Set problem:
What are the lines from the one with "What matplotlib code" through the one with "8.4, 7.5, 6.3]", inclusive? Output them exactly, and leave out the pictures.

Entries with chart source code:
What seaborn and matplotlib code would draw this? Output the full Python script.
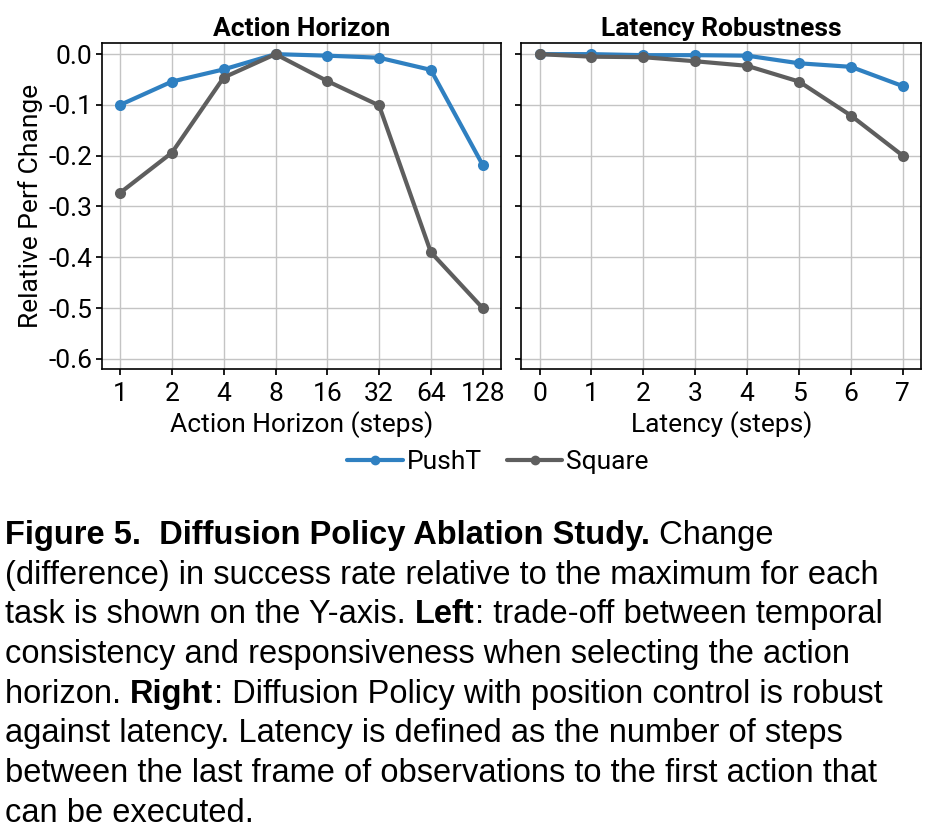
import pandas as pd
import seaborn as sns
import matplotlib.pyplot as plt

# ========== DATA ==========

horizon_labels = ["1", "2", "4", "8", "16", "32", "64", "128"]
horizon_pusht = [-0.100, -0.054, -0.030, 0.000, -0.003, -0.007, -0.031, -0.218]
horizon_square = [-0.273, -0.194, -0.046, 0.000, -0.053, -0.101, -0.390, -0.500]

latency_labels = ["0", "1", "2", "3", "4", "5", "6", "7"]
latency_pusht = [0.000, 0.000, -0.002, -0.002, -0.003, -0.018, -0.025, -0.063]
latency_square = [0.000, -0.005, -0.006, -0.014, -0.023, -0.054, -0.121, -0.200]

tasks = ["PushT", "Square"]
colors = {"PushT": "#2f80c1", "Square": "#5e5e5e"}

yticks = [0.0, -0.1, -0.2, -0.3, -0.4, -0.5, -0.6]

caption = [
    [("Figure 5.  Diffusion Policy Ablation Study.", "bold"), (" Change", "normal")],
    [("(difference) in success rate relative to the maximum for each", "normal")],
    [("task is shown on the Y-axis. ", "normal"), ("Left", "bold"),
     (": trade-off between temporal", "normal")],
    [("consistency and responsiveness when selecting the action", "normal")],
    [("horizon. ", "normal"), ("Right", "bold"),
     (": Diffusion Policy with position control is robust", "normal")],
    [("against latency. Latency is defined as the number of steps", "normal")],
    [("between the last frame of observations to the first action that", "normal")],
    [("can be executed.", "normal")],
]

# ========== SETUP ==========

sns.set_theme(style="whitegrid")
plt.rcParams["font.family"] = ["Roboto", "DejaVu Sans"]
plt.rcParams.update({
    "text.color": "black",
    "axes.labelcolor": "black",
    "axes.edgecolor": "black",
    "axes.linewidth": 1.2,
    "grid.color": "#c4c4c4",
    "grid.linewidth": 1.0,
    "xtick.bottom": True,
    "ytick.left": True,
    "xtick.major.size": 4,
    "ytick.major.size": 4,
    "xtick.color": "black",
    "ytick.color": "black",
})


def long_form(labels, pusht, square, xname):
    return pd.DataFrame({
        xname: labels * 2,
        "value": pusht + square,
        "task": ["PushT"] * len(labels) + ["Square"] * len(labels),
    })


df_h = long_form(horizon_labels, horizon_pusht, horizon_square, "horizon")
df_l = long_form(latency_labels, latency_pusht, latency_square, "latency")

fig = plt.figure(figsize=(9.36, 8.36), dpi=100)
ax1 = fig.add_axes([0.109, 0.5586, 0.426, 0.39])
ax2 = fig.add_axes([0.557, 0.5586, 0.427, 0.39], sharey=ax1)

line_kw = dict(hue="task", hue_order=tasks, palette=colors, marker="o",
               markersize=8, markeredgewidth=0, linewidth=3, legend=False)
sns.lineplot(data=df_h, x="horizon", y="value", ax=ax1, **line_kw)
sns.lineplot(data=df_l, x="latency", y="value", ax=ax2, **line_kw)

for ax, title, xlabel in [(ax1, "Action Horizon", "Action Horizon (steps)"),
                          (ax2, "Latency Robustness", "Latency (steps)")]:
    ax.set_title(title, fontsize=19, fontweight="bold", pad=5)
    ax.set_xlabel(xlabel, fontsize=19, labelpad=4)
    ax.set_ylim(-0.62, 0.022)
    ax.set_yticks(yticks)
    ax.tick_params(axis="y", labelsize=19, pad=3)
    ax.tick_params(axis="x", labelsize=19, pad=5)
    for s in ax.spines.values():
        s.set_color("black")
    ax.grid(True)

ax1.set_yticklabels([f"{t:.1f}" for t in yticks])
ax1.set_ylabel("Relative Perf Change", fontsize=19, labelpad=4)
ax2.set_ylabel("")
ax2.tick_params(labelleft=False)

# Legend below both panels
handles = [plt.Line2D([], [], color=colors[t], marker="o", markersize=6,
                      linewidth=3) for t in tasks]
fig.legend(handles, tasks, loc="center", bbox_to_anchor=(0.532, 0.447),
           ncol=2, frameon=False, fontsize=19, handlelength=2.1,
           handletextpad=0.15, columnspacing=0.95)

# ========== CAPTION ==========

renderer = fig.canvas.get_renderer()
y0 = 0.3595
step = 39.7 / 836
for i, parts in enumerate(caption):
    x = 5 / 936
    y = y0 - i * step
    for txt, weight in parts:
        t = fig.text(x, y, txt, fontsize=23.5, fontweight=weight, color="black",
                     family=["Liberation Sans", "DejaVu Sans"], va="center")
        bb = t.get_window_extent(renderer=renderer)
        x += bb.width / fig.bbox.width

fig.savefig("out.png", dpi=100)
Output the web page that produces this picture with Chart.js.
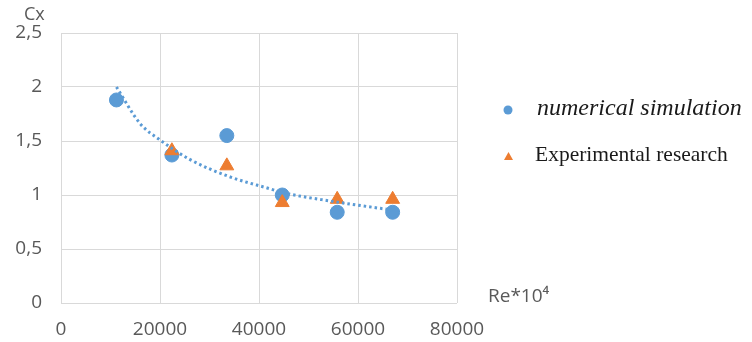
<!DOCTYPE html>
<html>
<head>
<meta charset="utf-8">
<script src="https://cdn.jsdelivr.net/npm/chart.js@4.4.1/dist/chart.umd.min.js"></script>
<style>
  html, body { margin: 0; padding: 0; background: #ffffff; }
  #wrap { width: 752px; height: 342px; position: relative; }
</style>
</head>
<body>
<div id="wrap"><canvas id="c" width="752" height="342"></canvas></div>
<script>
// ---- data ----
const numericalRe = [11200, 22400, 33500, 44700, 55800, 67000];
const numericalCx = [1.88, 1.37, 1.55, 1.00, 0.84, 0.84];
const experimentalRe = [22400, 33500, 44700, 55800, 67000];
const experimentalCx = [1.41, 1.27, 0.93, 0.96, 0.96];
const trendRe = [11200, 16000, 20000, 26000, 34000, 42000, 45000, 55000, 67000];
const trendCx = [2.0, 1.66, 1.51, 1.33, 1.17, 1.06, 1.02, 0.94, 0.86];
const seriesNames = ['numerical simulation', 'Experimental research'];
const yTitle = 'Cx';
const xTitle = 'Re*10\u2074';
const xTicks = [0, 20000, 40000, 60000, 80000];
const yTicks = [0, 0.5, 1, 1.5, 2, 2.5];

const BLUE = '#5B9BD5';
const ORANGE = '#ED7D31';
const TICK = '#595959';

const zip = (xs, ys) => xs.map((x, i) => ({ x: x, y: ys[i] }));

const overlay = {
  id: 'overlay',
  afterDraw(chart) {
    const ctx = chart.ctx;
    ctx.save();
    // axis titles
    ctx.fillStyle = TICK;
    ctx.textBaseline = 'middle';
    ctx.textAlign = 'left';
    ctx.font = '18px "Open Sans"';
    ctx.fillText(yTitle, 24, 15);
    ctx.font = '19px "Open Sans"';
    ctx.fillText(xTitle, 488, 297);
    // legend
    ctx.fillStyle = BLUE;
    ctx.beginPath();
    ctx.arc(508, 110, 4.5, 0, Math.PI * 2);
    ctx.fill();
    ctx.fillStyle = ORANGE;
    ctx.beginPath();
    ctx.moveTo(508.5, 152);
    ctx.lineTo(513, 160);
    ctx.lineTo(504, 160);
    ctx.closePath();
    ctx.fill();
    ctx.fillStyle = '#1a1a1a';
    ctx.font = 'italic 24px "Liberation Serif"';
    ctx.fillText(seriesNames[0], 537, 109);
    ctx.font = '21.5px "Liberation Serif"';
    ctx.fillText(seriesNames[1], 535, 155);
    ctx.restore();
  }
};

new Chart(document.getElementById('c'), {
  type: 'scatter',
  data: {
    datasets: [
      {
        label: 'trend',
        type: 'line',
        data: zip(trendRe, trendCx),
        borderColor: BLUE,
        borderWidth: 3,
        borderDash: [2.5, 3],
        pointRadius: 0,
        cubicInterpolationMode: 'monotone',
        fill: false,
        order: 0
      },
      {
        label: seriesNames[0],
        data: zip(numericalRe, numericalCx),
        backgroundColor: BLUE,
        borderColor: BLUE,
        pointStyle: 'circle',
        pointRadius: 7,
        order: 2
      },
      {
        label: seriesNames[1],
        data: zip(experimentalRe, experimentalCx),
        backgroundColor: ORANGE,
        borderColor: ORANGE,
        pointStyle: 'triangle',
        pointRadius: 8,
        order: 1
      }
    ]
  },
  options: {
    responsive: false,
    animation: false,
    devicePixelRatio: 1,
    layout: { padding: { top: 33, right: 295, bottom: 0, left: 0 } },
    plugins: { legend: { display: false }, tooltip: { enabled: false } },
    scales: {
      x: {
        type: 'linear',
        min: xTicks[0],
        max: xTicks[xTicks.length - 1],
        afterFit(s) { s.height = 39; },
        afterBuildTicks(s) { s.ticks = xTicks.map(v => ({ value: v })); },
        grid: { color: '#d9d9d9', lineWidth: 1, drawTicks: false },
        border: { display: false },
        ticks: {
          color: TICK,
          font: { family: 'Open Sans', size: 19 },
          padding: 15,
          maxRotation: 0,
          callback: v => String(v)
        }
      },
      y: {
        type: 'linear',
        min: yTicks[0],
        max: yTicks[yTicks.length - 1],
        afterFit(s) { s.width = 61; },
        afterBuildTicks(s) { s.ticks = yTicks.map(v => ({ value: v })); },
        grid: { color: '#d9d9d9', lineWidth: 1, drawTicks: false },
        border: { display: false },
        ticks: {
          color: TICK,
          font: { family: 'Open Sans', size: 19 },
          padding: 19,
          callback: v => String(v).replace('.', ',')
        }
      }
    }
  },
  plugins: [overlay]
});
</script>
</body>
</html>
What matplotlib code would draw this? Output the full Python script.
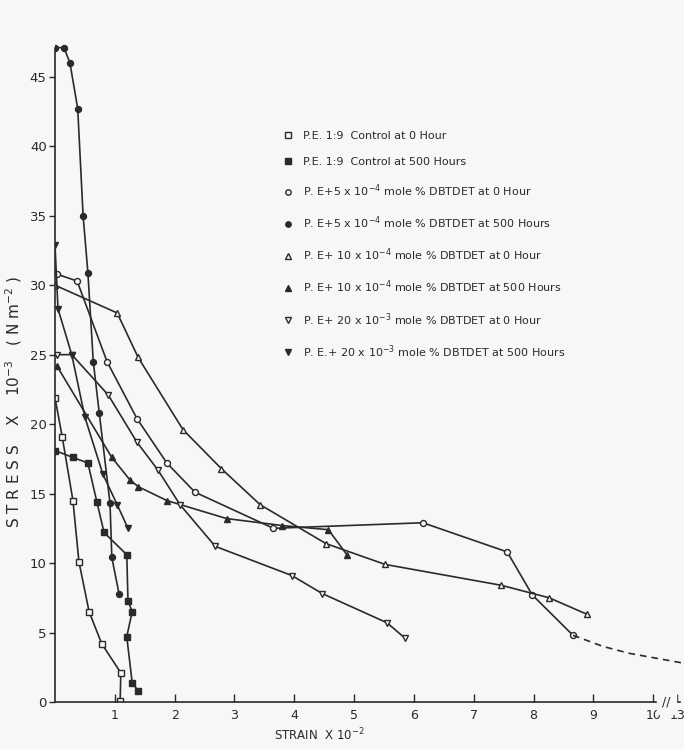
import numpy as np
import matplotlib.pyplot as plt

# strain (x 10^-2) and stress (x 10^-3 Nm^-2)
ctrl_0h_x = [0.0, 0.12, 0.30, 0.40, 0.57, 0.78, 1.10, 1.09]
ctrl_0h_y = [21.9, 19.1, 14.5, 10.1, 6.5, 4.2, 2.1, 0.1]

ctrl_500h_x = [0.0, 0.30, 0.55, 0.70, 0.82, 1.20, 1.22, 1.29, 1.20, 1.29, 1.39]
ctrl_500h_y = [18.1, 17.6, 17.2, 14.4, 12.2, 10.6, 7.3, 6.5, 4.7, 1.4, 0.8]

d5_0h_x = [0.03, 0.37, 0.87, 1.37, 1.87, 2.34, 3.65, 6.15, 7.56, 7.98, 8.66]
d5_0h_y = [30.8, 30.3, 24.5, 20.4, 17.2, 15.1, 12.5, 12.9, 10.8, 7.7, 4.8]
d5_0h_ext_x = [8.66, 9.16, 9.60, 10.50]
d5_0h_ext_y = [4.8, 4.0, 3.5, 2.8]

d5_500h_x = [0.0, 0.15, 0.25, 0.38, 0.47, 0.55, 0.64, 0.74, 0.92, 0.95, 1.07]
d5_500h_y = [47.1, 47.1, 46.0, 42.7, 35.0, 30.9, 24.5, 20.8, 14.3, 10.4, 7.8]

d10_0h_x = [0.0, 1.04, 1.39, 2.14, 2.78, 3.43, 4.53, 5.52, 7.46, 8.26, 8.90]
d10_0h_y = [30.0, 28.0, 24.8, 19.6, 16.8, 14.2, 11.4, 9.9, 8.4, 7.5, 6.3]

d10_500h_x = [0.03, 0.95, 1.25, 1.39, 1.87, 2.87, 3.80, 4.57, 4.88]
d10_500h_y = [24.2, 17.6, 16.0, 15.5, 14.5, 13.2, 12.7, 12.4, 10.6]

d20_0h_x = [0.03, 0.28, 0.89, 1.37, 1.72, 2.09, 2.68, 3.96, 4.47, 5.55, 5.85]
d20_0h_y = [25.0, 25.0, 22.1, 18.7, 16.7, 14.2, 11.2, 9.1, 7.8, 5.7, 4.6]

d20_500h_x = [0.0, 0.05, 0.28, 0.50, 0.80, 1.04, 1.22]
d20_500h_y = [32.9, 28.3, 25.0, 20.5, 16.4, 14.2, 12.5]

labels = [
    'P.E. 1:9  Control at 0 Hour',
    'P.E. 1:9  Control at 500 Hours',
    'P. E+5 x 10$^{-4}$ mole % DBTDET at 0 Hour',
    'P. E+5 x 10$^{-4}$ mole % DBTDET at 500 Hours',
    'P. E+ 10 x 10$^{-4}$ mole % DBTDET at 0 Hour',
    'P. E+ 10 x 10$^{-4}$ mole % DBTDET at 500 Hours',
    'P. E+ 20 x 10$^{-3}$ mole % DBTDET at 0 Hour',
    'P. E.+ 20 x 10$^{-3}$ mole % DBTDET at 500 Hours',
]

x_ticks = [1, 2, 3, 4, 5, 6, 7, 8, 9, 10, 10.4]
x_tick_labels = ['1', '2', '3', '4', '5', '6', '7', '8', '9', '10', '13']
y_ticks = [0, 5, 10, 15, 20, 25, 30, 35, 40, 45]

bg = '#f7f7f5'
ink = '#2a2a2a'

fig = plt.figure(figsize=(6.84, 7.49), dpi=100)
fig.patch.set_facecolor(bg)
ax = fig.add_axes([0.0804, 0.0628, 0.92, 0.881])
ax.set_facecolor('none')

series = [
    (ctrl_0h_x, ctrl_0h_y, 's', False),
    (ctrl_500h_x, ctrl_500h_y, 's', True),
    (d5_0h_x, d5_0h_y, 'o', False),
    (d5_500h_x, d5_500h_y, 'o', True),
    (d10_0h_x, d10_0h_y, '^', False),
    (d10_500h_x, d10_500h_y, '^', True),
    (d20_0h_x, d20_0h_y, 'v', False),
    (d20_500h_x, d20_500h_y, 'v', True),
]

for (x, y, m, filled), lab in zip(series, labels):
    ax.plot(x, y, color=ink, lw=1.2, marker=m, ms=4.3, mec=ink,
            mfc=ink if filled else bg, mew=1.0, label=lab)

ax.plot(d5_0h_ext_x, d5_0h_ext_y, color=ink, lw=1.2, ls=(0, (4, 3)))

ax.set_xlim(0, 10.52)
ax.set_ylim(0, 47.5)

for s in ['top', 'right']:
    ax.spines[s].set_visible(False)
ax.spines['left'].set_bounds(0, 47.1)
ax.spines['bottom'].set_bounds(0, 10.45)
ax.spines['left'].set_color(ink)
ax.spines['bottom'].set_color(ink)
ax.spines['left'].set_linewidth(1.2)
ax.spines['bottom'].set_linewidth(1.2)

ax.set_xticks(x_ticks)
ax.set_xticklabels(x_tick_labels)
ax.set_yticks(y_ticks)
ax.tick_params(axis='x', direction='in', length=6, width=1, colors=ink,
               labelsize=9, pad=5)
ax.tick_params(axis='y', direction='out', length=4, width=1, colors=ink,
               labelsize=9.5, pad=2)

# axis break mark
ax.text(10.22, 0, '//', ha='center', va='center', fontsize=9, color=ink,
        backgroundcolor=bg)

ax.set_xlabel('STRAIN  X 10$^{-2}$', fontsize=8.5, color=ink)
ax.xaxis.set_label_coords(0.42, -0.037)
ax.set_ylabel('S T R E S S    X    10$^{-3}$   ( N m$^{-2}$ )', fontsize=11,
              color=ink)
ax.yaxis.set_label_coords(-0.05, 0.455)

leg = ax.legend(loc='upper left', bbox_to_anchor=(0.355, 0.88), frameon=False,
                fontsize=8, labelspacing=1.4, handlelength=0,
                handletextpad=1.3, markerscale=0.9)
for t in leg.get_texts():
    t.set_color(ink)

fig.savefig('out.png', dpi=100, facecolor=bg)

Reply to the task:
What matplotlib code would draw this? Output the full Python script.
import numpy as np
import matplotlib.pyplot as plt

# strain (x 10^-2) and stress (x 10^-3 Nm^-2)
ctrl_0h_x = [0.0, 0.12, 0.30, 0.40, 0.57, 0.78, 1.10, 1.09]
ctrl_0h_y = [21.9, 19.1, 14.5, 10.1, 6.5, 4.2, 2.1, 0.1]

ctrl_500h_x = [0.0, 0.30, 0.55, 0.70, 0.82, 1.20, 1.22, 1.29, 1.20, 1.29, 1.39]
ctrl_500h_y = [18.1, 17.6, 17.2, 14.4, 12.2, 10.6, 7.3, 6.5, 4.7, 1.4, 0.8]

d5_0h_x = [0.03, 0.37, 0.87, 1.37, 1.87, 2.34, 3.65, 6.15, 7.56, 7.98, 8.66]
d5_0h_y = [30.8, 30.3, 24.5, 20.4, 17.2, 15.1, 12.5, 12.9, 10.8, 7.7, 4.8]
d5_0h_ext_x = [8.66, 9.16, 9.60, 10.50]
d5_0h_ext_y = [4.8, 4.0, 3.5, 2.8]

d5_500h_x = [0.0, 0.15, 0.25, 0.38, 0.47, 0.55, 0.64, 0.74, 0.92, 0.95, 1.07]
d5_500h_y = [47.1, 47.1, 46.0, 42.7, 35.0, 30.9, 24.5, 20.8, 14.3, 10.4, 7.8]

d10_0h_x = [0.0, 1.04, 1.39, 2.14, 2.78, 3.43, 4.53, 5.52, 7.46, 8.26, 8.90]
d10_0h_y = [30.0, 28.0, 24.8, 19.6, 16.8, 14.2, 11.4, 9.9, 8.4, 7.5, 6.3]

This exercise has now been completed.